## Exercise task
Present the data once more in exactly its original form.

::::::

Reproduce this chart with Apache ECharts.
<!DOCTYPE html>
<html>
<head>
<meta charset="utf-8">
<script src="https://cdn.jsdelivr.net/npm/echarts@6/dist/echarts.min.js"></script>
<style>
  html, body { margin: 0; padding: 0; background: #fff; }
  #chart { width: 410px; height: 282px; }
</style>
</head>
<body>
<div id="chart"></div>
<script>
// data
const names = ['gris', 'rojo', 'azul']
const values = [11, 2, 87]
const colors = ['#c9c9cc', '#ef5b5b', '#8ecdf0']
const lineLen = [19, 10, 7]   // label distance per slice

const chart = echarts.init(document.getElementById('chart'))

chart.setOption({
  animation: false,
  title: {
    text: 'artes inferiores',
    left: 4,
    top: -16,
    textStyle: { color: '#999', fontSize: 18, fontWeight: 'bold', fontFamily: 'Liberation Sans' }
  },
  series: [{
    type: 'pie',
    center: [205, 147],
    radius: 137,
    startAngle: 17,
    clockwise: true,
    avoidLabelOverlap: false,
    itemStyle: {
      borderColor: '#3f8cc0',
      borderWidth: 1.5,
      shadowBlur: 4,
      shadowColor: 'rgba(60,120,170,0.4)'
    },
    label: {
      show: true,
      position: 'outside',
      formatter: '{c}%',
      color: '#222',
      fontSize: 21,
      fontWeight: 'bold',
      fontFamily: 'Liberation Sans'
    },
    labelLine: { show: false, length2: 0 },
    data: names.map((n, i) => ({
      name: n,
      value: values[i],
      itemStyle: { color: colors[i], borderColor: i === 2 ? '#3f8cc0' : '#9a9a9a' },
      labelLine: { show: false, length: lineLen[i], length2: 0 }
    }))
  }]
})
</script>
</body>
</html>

::::::

## Exercise solution
Reproduce this chart with Apache ECharts.
<!DOCTYPE html>
<html>
<head>
<meta charset="utf-8">
<script src="https://cdn.jsdelivr.net/npm/echarts@6/dist/echarts.min.js"></script>
<style>
  html, body { margin: 0; padding: 0; background: #fff; }
  #chart { width: 410px; height: 282px; }
</style>
</head>
<body>
<div id="chart"></div>
<script>
// data
const names = ['gris', 'rojo', 'azul']
const values = [11, 2, 87]
const colors = ['#c9c9cc', '#ef5b5b', '#8ecdf0']
const lineLen = [19, 10, 7]   // label distance per slice

const chart = echarts.init(document.getElementById('chart'))

chart.setOption({
  animation: false,
  title: {
    text: 'artes inferiores',
    left: 4,
    top: -16,
    textStyle: { color: '#999', fontSize: 18, fontWeight: 'bold', fontFamily: 'Liberation Sans' }
  },
  series: [{
    type: 'pie',
    center: [205, 147],
    radius: 137,
    startAngle: 17,
    clockwise: true,
    avoidLabelOverlap: false,
    itemStyle: {
      borderColor: '#3f8cc0',
      borderWidth: 1.5,
      shadowBlur: 4,
      shadowColor: 'rgba(60,120,170,0.4)'
    },
    label: {
      show: true,
      position: 'outside',
      formatter: '{c}%',
      color: '#222',
      fontSize: 21,
      fontWeight: 'bold',
      fontFamily: 'Liberation Sans'
    },
    labelLine: { show: false, length2: 0 },
    data: names.map((n, i) => ({
      name: n,
      value: values[i],
      itemStyle: { color: colors[i], borderColor: i === 2 ? '#3f8cc0' : '#9a9a9a' },
      labelLine: { show: false, length: lineLen[i], length2: 0 }
    }))
  }]
})
</script>
</body>
</html>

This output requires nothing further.